Tuesday, October 27, 2015

Chemo

     Maybe you've been to chemotherapy with a loved one.  I'd only seen it portrayed in film.  Yet, I doubted that I was gonna become instant friends with three old guys who would offer me pot brownies like in Joseph Gordon-Levitt's "50/50."  When I went in to the Virginia Cancer Institute a little over three weeks ago for my first chemo treatment- the day after my diagnosis- I didn't really know what to expect.

     After signing in and having blood drawn, they sent me back to a second waiting room.  My dad was accompanying me and we were the youngest there.  This room, by the way, was silent.  There was a huge bookshelf lining one wall, facing the horseshoe layout of chairs.  On the shelves waited rows of books, pamphlets on chemotherapy, a paper bag marked "free wigs" that I will never be interested in, and a pile of caps that a knitting circle gifted to help keep our skulls warm.  My name was called after about a ten minute wait.

     We walked into an adjacent, large room of leather recliners and I was seated directly across from the nurses' station.  In the treatments to follow I could choose to sit wherever I wanted, but today they needed to have me close to monitor how my body would respond.  For example, one of my drugs commonly caused "rigor," which is when a sudden cold washes over you and you get the shakes.  My nurse walked me through a paper that outlined the R-CHOP doses.  R-CHOP stands for: Rituximab, Cyclophosphamide… just kidding, I'll spare most of you.  The rest of you nerds will still look it up.  I get 11 agents while sitting for chemo.  Three of them are chemo drugs, one is targeted therapy, and the others are to prevent reactions, or for nausea.

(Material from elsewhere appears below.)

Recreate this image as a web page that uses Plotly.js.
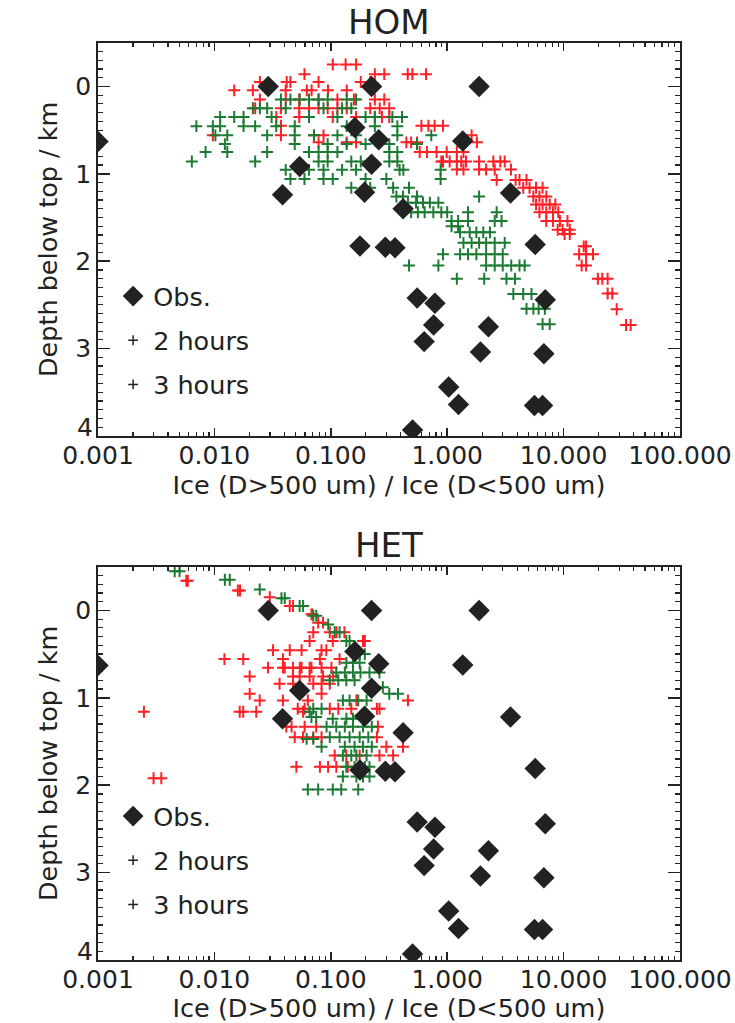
<!DOCTYPE html>
<html>
<head>
<meta charset="utf-8">
<script src="https://cdn.plot.ly/plotly-3.0.1.min.js"></script>
<style>html,body{margin:0;padding:0;background:#fff;}#chart{width:735px;height:1023px;}#err{position:absolute;left:0;top:0;font:11px monospace;color:#c00;white-space:pre-wrap;width:735px;}</style>
</head>
<body>
<div id="chart"></div>
<div id="err"></div>
<script>
window.onerror = function(m, s, l, c, e) { document.getElementById("err").textContent += "ERR: " + m + " @" + l + ":" + c + "\n"; };
// ---------- data ----------
const xTickVals = [0.001, 0.01, 0.1, 1, 10, 100];
const xTickText = ["0.001", "0.010", "0.100", "1.000", "10.000", "100.000"];
const yTickVals = [0, 1, 2, 3, 4];
const yTickText = ["0", "1", "2", "3", ""];
const yLastTickText = "4";
const panelTitles = ["HOM", "HET"];
const seriesNames = ["Obs.", "2 hours", "3 hours"];

// observations (same in both panels)
const obsRatio = [0.029,0.224,1.88,0.001,0.161,0.258,1.36,0.224,0.054,0.0385,0.195,3.5,0.418,0.178,0.294,0.356,5.7,0.552,0.785,6.96,0.765,2.26,0.634,1.93,6.77,1.03,1.25,5.62,6.6,0.504];
const obsDepth = [0,0,0,0.63,0.47,0.61,0.625,0.89,0.917,1.24,1.21,1.22,1.40,1.826,1.84,1.845,1.81,2.42,2.48,2.44,2.73,2.75,2.92,3.04,3.06,3.44,3.64,3.65,3.65,3.93];

// HOM, 2 hours (red): model levels and ratios at each level
const homRedLevels = [-0.25,-0.14,-0.05,0.045,0.15,0.25,0.35,0.45,0.56,0.64,0.75,0.86,0.95,1.07,1.16,1.26,1.35,1.44,1.54,1.64,1.69,1.83,1.92,2.05,2.2,2.37,2.55,2.73];
const homRedRatios = [
  [0.104,0.134,0.165],
  [0.0594,0.239,0.288,0.458,0.502,0.658],
  [0.0246,0.0418,0.045,0.0785,0.181,0.218],
  [0.0148,0.0214,0.041,0.0622,0.0684,0.0946,0.137],
  [0.0246,0.041,0.0536,0.0785,0.114,0.158,0.239,0.288],
  [0.0224,0.0373,0.0536,0.065,0.0785,0.094,0.114,0.137,0.218,0.263,0.318],
  [0.034,0.0536,0.104,0.165,0.239,0.275,0.318],
  [0.0373,0.6,0.69,0.78,0.92],
  [0.0097,0.0373,0.0717,0.0866,1.62],
  [0.0785,0.137,0.165,0.446,0.49,0.55,1.8],
  [0.58,0.67,0.81,0.99,1.21,1.38],
  [0.89,0.92,1.05,1.21,1.32,1.45,1.88,2.49,2.86,3.12],
  [1.21,1.38,1.88,2.16,2.56,3.53],
  [2.66,3.87,4.18,4.8],
  [4.5,5.1,5.8,6.6],
  [5.5,6.2,7.1],
  [5.8,6.6,7.6,8.5],
  [6.2,7.1,8.1,9.0],
  [7.1,8.1,9.3,10.8],
  [8.9,9.8,11.3],
  [10.2,11.3],
  [14.9,15.6],
  [13.6,15.6,17.9],
  [14.3,15.6],
  [19.7,21.5,23.9],
  [23.9,26.2],
  [28.6],
  [34.4,37.7]
];

// HOM, 3 hours (green)
const homGreenLevels = [0.15,0.25,0.35,0.455,0.56,0.66,0.75,0.86,0.955,1.06,1.16,1.26,1.33,1.44,1.54,1.6,1.67,1.79,1.92,2.05,2.2,2.375,2.545,2.72];
const homGreenRatios = [
  [0.0373,0.045,0.054,0.065,0.0785,0.094,0.137,0.165],
  [0.0214,0.0246,0.0284,0.041,0.0866,0.125,0.15],
  [0.0112,0.0148,0.0178,0.031,0.065,0.114,0.199,0.239,0.338,0.409],
  [0.007,0.0097,0.0112,0.0178,0.0224,0.034,0.049,0.137,0.239,0.373],
  [0.0102,0.0129,0.0284,0.049,0.0717,0.114,0.165,0.373,0.73],
  [0.0123,0.049,0.094,0.137,0.199,0.318,0.55],
  [0.0084,0.0129,0.0284,0.065,0.0785,0.094,0.114,0.318,0.373],
  [0.0064,0.0224,0.0785,0.094,0.15,0.181,0.318,0.373],
  [0.041,0.065,0.0866,0.125,0.165,0.39,0.42,0.878],
  [0.045,0.0594,0.0866,0.104,0.199,0.3,0.878],
  [0.15,0.218,0.343,0.47],
  [0.366,0.417,0.55,1.88],
  [0.46,0.54,0.62,0.71,0.84],
  [0.49,0.56,0.64,0.76,0.89,1.0,1.51,2.66],
  [1.09,1.24,1.51,2.56,2.93],
  [1.09,1.24],
  [1.29,1.56,1.78,2.04,2.33],
  [1.38,1.62,1.88,2.16,2.56,3.12],
  [0.92,1.29,1.51,1.78,2.16,2.56,3.0],
  [0.47,0.84,2.16,2.56,3.0,3.55,4.18,4.63],
  [1.21,2.08,3.23,3.82],
  [3.7,4.5,5.3],
  [4.8,5.5,6.1,6.9],
  [6.6,7.6]
];

// HET, 2 hours (red)
const hetRedLevels = [-0.34,-0.227,-0.15,-0.05,0.045,0.14,0.25,0.35,0.455,0.557,0.655,0.755,0.84,0.955,1.03,1.125,1.16,1.33,1.45,1.56,1.66,1.79,1.92];
const hetRedRatios = [
  [0.00574,0.0059],
  [0.0159,0.0166],
  [0.0299],
  [0.0444,0.0474],
  [0.0682,0.0696],
  [0.0779,0.0858],
  [0.0707,0.098,0.112,0.131],
  [0.0658,0.104,0.189,0.196],
  [0.0319,0.0444,0.0561,0.0832,0.0915],
  [0.0122,0.0177,0.0388,0.0806,0.119],
  [0.0289,0.0388,0.0402,0.0474,0.0542,0.0561,0.0658,0.0682,0.0833,0.1013],
  [0.0201,0.0474,0.054,0.0658,0.0858,0.1047],
  [0.0363,0.0474,0.0707,0.0833,0.098],
  [0.0201,0.0833],
  [0.0245,0.0388,0.0635,0.166,0.46],
  [0.052,0.0596,0.098,0.116,0.15,0.249,0.262],
  [0.00248,0.0165,0.0177,0.0229,0.0578],
  [0.0415,0.046,0.0596,0.0749,0.254],
  [0.049,0.0578,0.0707,0.0833,0.249],
  [0.3,0.417],
  [0.108,0.136,0.177,0.262,0.343],
  [0.0506,0.0806,0.0948,0.1115,0.14],
  [0.003,0.0035]
];

// HET, 3 hours (green)
const hetGreenLevels = [-0.447,-0.35,-0.24,-0.14,-0.05,0.06,0.16,0.25,0.35,0.5,0.6,0.71,0.8,0.88,0.955,1.03,1.125,1.16,1.22,1.24,1.33,1.45,1.47,1.56,1.66,1.79,1.9,2.05];
const hetGreenRatios = [
  [0.00456,0.00502],
  [0.0123,0.01355],
  [0.0245],
  [0.0377,0.0402],
  [0.054,0.0578],
  [0.0707,0.075],
  [0.095],
  [0.108,0.119],
  [0.136,0.145],
  [0.16,0.177,0.196],
  [0.136,0.155,0.177],
  [0.1115,0.132,0.155,0.18,0.215,0.262],
  [0.098,0.116,0.136,0.16],
  [0.28],
  [0.318,0.378],
  [0.127,0.145,0.172,0.203],
  [0.0707,0.0833],
  [0.0658],
  [0.0682,0.0749],
  [0.104,0.136,0.155,0.196],
  [0.092,0.1115,0.132,0.155,0.189,0.225],
  [0.098,0.119,0.145,0.177,0.21],
  [0.062,0.0707],
  [0.0833,0.132,0.16,0.189,0.225],
  [0.127,0.15,0.166,0.203],
  [0.136,0.16,0.196,0.215],
  [0.127,0.166,0.189,0.215],
  [0.0635,0.0779,0.104,0.123,0.172]
];

// ---------- helpers ----------
function flatten(levels, rows) {
  const x = [], y = [];
  rows.forEach((r, i) => r.forEach(v => { x.push(v); y.push(levels[i]); }));
  return {x, y};
}

const FONT = "DejaVu Sans, Liberation Sans, Arial, sans-serif";
const INK = "#222222";
const RED = "#ff1f26";
const GREEN = "#1d7a33";

function plusTrace(d, color, xa, ya) {
  return {type: "scatter", mode: "markers", x: d.x, y: d.y, xaxis: xa, yaxis: ya,
    showlegend: false, hoverinfo: "x+y",
    marker: {symbol: "cross-thin", size: 8.5, color: color, line: {color: color, width: 2}}};
}
function obsTrace(xa, ya, leg) {
  return {type: "scatter", mode: "markers", x: obsRatio, y: obsDepth, xaxis: xa, yaxis: ya,
    name: seriesNames[0], legend: leg, legendgroup: leg + "a",
    marker: {symbol: "diamond", size: 16.5, color: INK}};
}
function legendPlus(name, xa, ya, leg, g) {
  return {type: "scatter", mode: "markers", x: [null], y: [null], xaxis: xa, yaxis: ya,
    name: name, legend: leg, legendgroup: leg + g,
    marker: {symbol: "cross-thin", size: 7, color: INK, line: {color: INK, width: 1.5}}};
}

const homRed = flatten(homRedLevels, homRedRatios);
const homGreen = flatten(homGreenLevels, homGreenRatios);
const hetRed = flatten(hetRedLevels, hetRedRatios);
const hetGreen = flatten(hetGreenLevels, hetGreenRatios);

const traces = [
  plusTrace(homRed, RED, "x", "y"),
  plusTrace(homGreen, GREEN, "x", "y"),
  obsTrace("x", "y", "legend"),
  legendPlus(seriesNames[1], "x", "y", "legend", "b"),
  legendPlus(seriesNames[2], "x", "y", "legend", "c"),
  plusTrace(hetRed, RED, "x2", "y2"),
  plusTrace(hetGreen, GREEN, "x2", "y2"),
  obsTrace("x2", "y2", "legend2"),
  legendPlus(seriesNames[1], "x2", "y2", "legend2", "b"),
  legendPlus(seriesNames[2], "x2", "y2", "legend2", "c")
];

const H = 1023;
const py = px => 1 - px / H;

function xAxis(anchor) {
  return {type: "log", range: [-3, 2], anchor: anchor, domain: [0, 1],
    tickmode: "array", tickvals: xTickVals, ticktext: xTickText,
    ticks: "inside", ticklen: 8, tickwidth: 1.5, tickcolor: INK,
    showline: true, linecolor: INK, linewidth: 1.8, mirror: "ticks",
    showgrid: false, zeroline: false, ticklabelstandoff: -4,
    minor: {ticks: "inside", ticklen: 4, tickwidth: 1.2, tickcolor: INK, dtick: "D1", showgrid: false},
    tickfont: {family: FONT, size: 25, color: INK},
    title: {text: "Ice (D>500 um) / Ice (D<500 um)", font: {family: FONT, size: 25.5, color: INK}, standoff: 4}};
}
function yAxis(anchor, dom) {
  return {range: [4, -0.5], anchor: anchor, domain: dom,
    tickmode: "array", tickvals: yTickVals, ticktext: yTickText,
    ticks: "inside", ticklen: 12, tickwidth: 1.5, tickcolor: INK,
    showline: true, linecolor: INK, linewidth: 1.8, mirror: "ticks",
    showgrid: false, zeroline: false,
    minor: {ticks: "inside", ticklen: 5, tickwidth: 1.2, tickcolor: INK, dtick: 0.1, tick0: 0, showgrid: false},
    tickfont: {family: FONT, size: 25, color: INK},
    title: {text: "Depth below top / km", font: {family: FONT, size: 25.5, color: INK}, standoff: 10}};
}
function legendCfg(topPx) {
  return {x: 0.026, xanchor: "left", y: py(topPx), yanchor: "top", bgcolor: "rgba(0,0,0,0)",
    borderwidth: 0, font: {family: FONT, size: 25.5, color: INK}, tracegroupgap: 8,
    itemsizing: "trace", traceorder: "grouped"};
}
function lastTickLabel(yref) {
  return {text: yLastTickText, xref: "paper", yref: yref, x: 0, y: 3.9, xanchor: "right", yanchor: "middle",
    xshift: -3, showarrow: false, font: {family: FONT, size: 25, color: INK}};
}

const layout = {
  width: 735, height: H,
  margin: {l: 98, r: 55, t: 0, b: 0, pad: 0},
  paper_bgcolor: "#ffffff", plot_bgcolor: "#ffffff",
  showlegend: true,
  font: {family: FONT, color: INK},
  xaxis: xAxis("y"),
  yaxis: yAxis("x", [py(436), py(42.7)]),
  xaxis2: xAxis("y2"),
  yaxis2: yAxis("x2", [py(960), py(566.7)]),
  legend: legendCfg(273),
  legend2: legendCfg(793),
  annotations: [
    {text: panelTitles[0], xref: "paper", yref: "paper", x: 0.5, y: py(22), xanchor: "center", yanchor: "middle",
     showarrow: false, font: {family: FONT, size: 34, color: INK}},
    {text: panelTitles[1], xref: "paper", yref: "paper", x: 0.5, y: py(545), xanchor: "center", yanchor: "middle",
     showarrow: false, font: {family: FONT, size: 34, color: INK}},
    lastTickLabel("y"),
    lastTickLabel("y2")
  ]
};

Plotly.newPlot("chart", traces, layout, {displayModeBar: false, staticPlot: true})
  .catch(e => { document.getElementById("err").textContent += "PROMISE: " + e + "\n"; });
</script>
</body>
</html>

     The sideshow freak of my regiment is Adriamycin.  Most of my drugs dripped from hanging IV bags into the port on my chest.  This "Kool-Aid chemo," as I like to call it, had to be administered through two syringes by my nurse over about five minutes.  Adriamycin is a chemical that can cause extensive tissue damage and blistering, so my nurse prepped by adorning hazmat attire.  If this didn't make you think seriously about the toxic liquid entering your body as a patient, I don't know what would.  She covered her normal scrubs with a suit, added a face mask, and pulled on two pair of gloves before touching the bag that holds the syringes.  The fun part is that you had to eat a popsicle or chew on some pellet ice while the red liquid entered your system (because it can cause mouth sores).  Pellet ice is one of my love languages.

     The second time I unplugged myself from the station and walked to the bathroom with my IV pole, I felt like I fit in.  It was reminiscent of strutting through New York City streets with headphones while visiting friends in Brooklyn on my fifth visit, as opposed to the way I waited in line with tourists for the Empire State Building upon my first trip.  Except the crowded sidewalks here were lined with mostly bald guys dozing off in their chairs.  Either way, I felt like one of the regulars now.

     My body handled the R-CHOP well over the six hours my dad and I sat.  Four of those hours were for Rituxan alone!  I was told treatment would be somewhat shorter the next time I came since my nurse could push the drug faster without fear of a bad reaction.  I was proud of my young body!  Still, I left cautiously, wondering how I might feel over the next few days.  I hoped I would do well compared to the standard, of course, because most people receiving this treatment were much older.  I would just have to pray and wait and see.